#### AIM:
Leaving the pictures aside, transcribe every line below exactly.

#### SOURCE DATA:
###

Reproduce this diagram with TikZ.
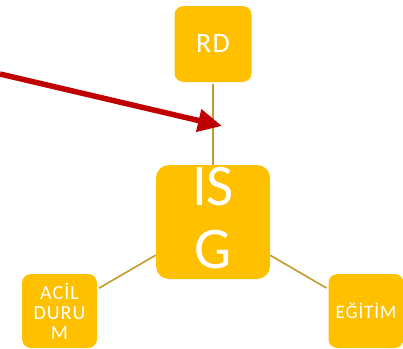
\documentclass[tikz,border=0pt]{standalone}
\usepackage{fontspec}
\setmainfont{Carlito}
\newfontfamily\boxfont[LetterSpace=5]{Carlito}
\usetikzlibrary{arrows.meta}
\definecolor{gold}{HTML}{FFC000}
\definecolor{goldline}{HTML}{C49A2C}
\definecolor{arrred}{HTML}{C00000}
\tikzset{
  gbox/.style={fill=gold, draw=none, rounded corners=9pt, inner sep=0pt, text=white, align=center},
  link/.style={draw=goldline, line width=1.6pt},
}
\begin{document}
\begin{tikzpicture}[x=1pt,y=-1pt]
\useasboundingbox (0,0) rectangle (403,348);
\node[gbox, minimum width=77pt, minimum height=76pt, font=\boxfont\fontsize{28}{32}\selectfont] (rd) at (213,44) {RD};
\node[gbox, minimum width=114pt, minimum height=114pt, rounded corners=13pt] (isg) at (213,222) {};
\node[text=white, align=center, inner sep=0pt, font=\fontsize{59}{63}\selectfont] (isgtext) at (213,218) {IS\\G};
\node[gbox, minimum width=75pt, minimum height=74pt, font=\boxfont\fontsize{20}{20}\selectfont] (acil) at (59.5,311) {ACİL\\DURU\\M};
\node[gbox, minimum width=75pt, minimum height=74pt, font=\boxfont\fontsize{19}{22}\selectfont] (egitim) at (366,311) {EĞİTİM};
\draw[link, shorten <=2pt] (rd.south) -- (rd.south |- isg.north);
\draw[link, shorten >=2pt] (isg) -- (acil);
\draw[link, shorten >=2pt] (isg) -- (egitim);
\coordinate (arrstart) at (0,74);
\coordinate (arrtip) at (222,126);
\draw[draw=arrred, line width=5.5pt, -{Triangle[length=24pt, width=22pt]}] (arrstart) -- (arrtip);
\end{tikzpicture}
\end{document}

###

#### RESULT BELOW:
Reproduce this diagram with TikZ.
\documentclass[tikz,border=0pt]{standalone}
\usepackage{fontspec}
\setmainfont{Carlito}
\newfontfamily\boxfont[LetterSpace=5]{Carlito}
\usetikzlibrary{arrows.meta}
\definecolor{gold}{HTML}{FFC000}
\definecolor{goldline}{HTML}{C49A2C}
\definecolor{arrred}{HTML}{C00000}
\tikzset{
  gbox/.style={fill=gold, draw=none, rounded corners=9pt, inner sep=0pt, text=white, align=center},
  link/.style={draw=goldline, line width=1.6pt},
}
\begin{document}
\begin{tikzpicture}[x=1pt,y=-1pt]
\useasboundingbox (0,0) rectangle (403,348);
\node[gbox, minimum width=77pt, minimum height=76pt, font=\boxfont\fontsize{28}{32}\selectfont] (rd) at (213,44) {RD};
\node[gbox, minimum width=114pt, minimum height=114pt, rounded corners=13pt] (isg) at (213,222) {};
\node[text=white, align=center, inner sep=0pt, font=\fontsize{59}{63}\selectfont] (isgtext) at (213,218) {IS\\G};
\node[gbox, minimum width=75pt, minimum height=74pt, font=\boxfont\fontsize{20}{20}\selectfont] (acil) at (59.5,311) {ACİL\\DURU\\M};
\node[gbox, minimum width=75pt, minimum height=74pt, font=\boxfont\fontsize{19}{22}\selectfont] (egitim) at (366,311) {EĞİTİM};
\draw[link, shorten <=2pt] (rd.south) -- (rd.south |- isg.north);
\draw[link, shorten >=2pt] (isg) -- (acil);
\draw[link, shorten >=2pt] (isg) -- (egitim);
\coordinate (arrstart) at (0,74);
\coordinate (arrtip) at (222,126);
\draw[draw=arrred, line width=5.5pt, -{Triangle[length=24pt, width=22pt]}] (arrstart) -- (arrtip);
\end{tikzpicture}
\end{document}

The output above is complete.